From the first line of the data below through the line bearing "(v3b) (hl) -- (hr);", reproduce each line exactly; do not include pictures.

◇ ◇ ◇

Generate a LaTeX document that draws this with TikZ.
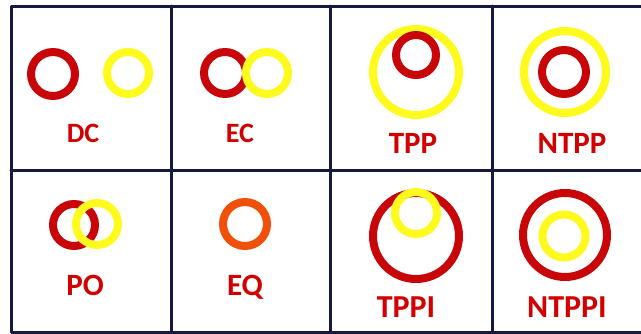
\documentclass[tikz,border=0pt]{standalone}
\usepackage{fontspec}
\setmainfont{Carlito}

\definecolor{ringred}{RGB}{200,6,10}
\definecolor{ringyellow}{RGB}{255,250,30}
\definecolor{ringorange}{RGB}{240,80,10}
\definecolor{labelred}{RGB}{210,0,0}
\definecolor{gridnavy}{RGB}{22,26,62}

\tikzset{
  ring/.style={circle, draw=#1, line width=8, inner sep=0pt},
  lbl/.style={text=labelred, anchor=base, inner sep=0pt,
    font=\fontsize{#1}{#1}\selectfont\bfseries},
  gridline/.style={draw=gridnavy, line width=3, line join=round, line cap=round}
}

\begin{document}
\begin{tikzpicture}[x=1pt, y=-1pt]
  \useasboundingbox (0,0) rectangle (641,333);

  % table frame and cell dividers
  \coordinate (tl) at (11,6);
  \coordinate (br) at (653,332);
  \draw[gridline] (tl) rectangle (br);
  \coordinate (v1t) at (171,6);   \coordinate (v1b) at (171,332);
  \coordinate (v2t) at (330,6);   \coordinate (v2b) at (330,332);
  \coordinate (v3t) at (492,6);   \coordinate (v3b) at (492,332);
  \coordinate (hl) at (11,170);   \coordinate (hr) at (653,170);
  \draw[gridline] (v1t) -- (v1b) (v2t) -- (v2b) (v3t) -- (v3b) (hl) -- (hr);

  % DC: disconnected
  \node[ring=ringred, minimum size=44] (dcA) at (53,74) {};
  \node[ring=ringyellow, minimum size=42] (dcB) at (128,73) {};
  \node[lbl=28] (dcL) at (83,142) {DC};

  % EC: externally connected
  \node[ring=ringred, minimum size=42] (ecA) at (225,73) {};
  \node[ring=ringyellow, minimum size=42] (ecB) at (267,73) {};
  \node[lbl=28] (ecL) at (240,142) {EC};

  % TPP: tangential proper part
  \node[ring=ringyellow, minimum size=86] (tppB) at (416,72) {};
  \node[ring=ringred, minimum size=40] (tppA) at (416,55) {};
  \node[lbl=31] (tppL) at (413,153) {TPP};

  % NTPP: non-tangential proper part
  \node[ring=ringyellow, minimum size=82] (ntppB) at (565,72) {};
  \node[ring=ringred, minimum size=44] (ntppA) at (564,72) {};
  \node[lbl=31] (ntppL) at (572,153) {NTPP};

  % PO: partial overlap
  \node[ring=ringred, minimum size=42] (poA) at (74,225) {};
  \node[ring=ringyellow, minimum size=42] (poB) at (97,224) {};
  \node[lbl=31] (poL) at (85,295) {PO};

  % EQ: equal
  \node[ring=ringorange, minimum size=44] (eqA) at (245,224) {};
  \node[lbl=31] (eqL) at (245,295) {EQ};

  % TPPI: inverse of TPP
  \node[ring=ringred, minimum size=86] (tppiA) at (416,236) {};
  \node[ring=ringyellow, minimum size=42] (tppiB) at (416,213) {};
  \node[lbl=32] (tppiL) at (406,317) {TPPI};

  % NTPPI: inverse of NTPP
  \node[ring=ringred, minimum size=84] (ntppiA) at (565,235) {};
  \node[ring=ringyellow, minimum size=43] (ntppiB) at (564,236) {};
  \node[lbl=32] (ntppiL) at (567,317) {NTPPI};
\end{tikzpicture}
\end{document}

◇ ◇ ◇

* SOLUTION FOR THIS EXERCISE
Generate a LaTeX document that draws this with TikZ.
\documentclass[tikz,border=0pt]{standalone}
\usepackage{fontspec}
\setmainfont{Carlito}

\definecolor{ringred}{RGB}{200,6,10}
\definecolor{ringyellow}{RGB}{255,250,30}
\definecolor{ringorange}{RGB}{240,80,10}
\definecolor{labelred}{RGB}{210,0,0}
\definecolor{gridnavy}{RGB}{22,26,62}

\tikzset{
  ring/.style={circle, draw=#1, line width=8, inner sep=0pt},
  lbl/.style={text=labelred, anchor=base, inner sep=0pt,
    font=\fontsize{#1}{#1}\selectfont\bfseries},
  gridline/.style={draw=gridnavy, line width=3, line join=round, line cap=round}
}

\begin{document}
\begin{tikzpicture}[x=1pt, y=-1pt]
  \useasboundingbox (0,0) rectangle (641,333);

  % table frame and cell dividers
  \coordinate (tl) at (11,6);
  \coordinate (br) at (653,332);
  \draw[gridline] (tl) rectangle (br);
  \coordinate (v1t) at (171,6);   \coordinate (v1b) at (171,332);
  \coordinate (v2t) at (330,6);   \coordinate (v2b) at (330,332);
  \coordinate (v3t) at (492,6);   \coordinate (v3b) at (492,332);
  \coordinate (hl) at (11,170);   \coordinate (hr) at (653,170);
  \draw[gridline] (v1t) -- (v1b) (v2t) -- (v2b) (v3t) -- (v3b) (hl) -- (hr);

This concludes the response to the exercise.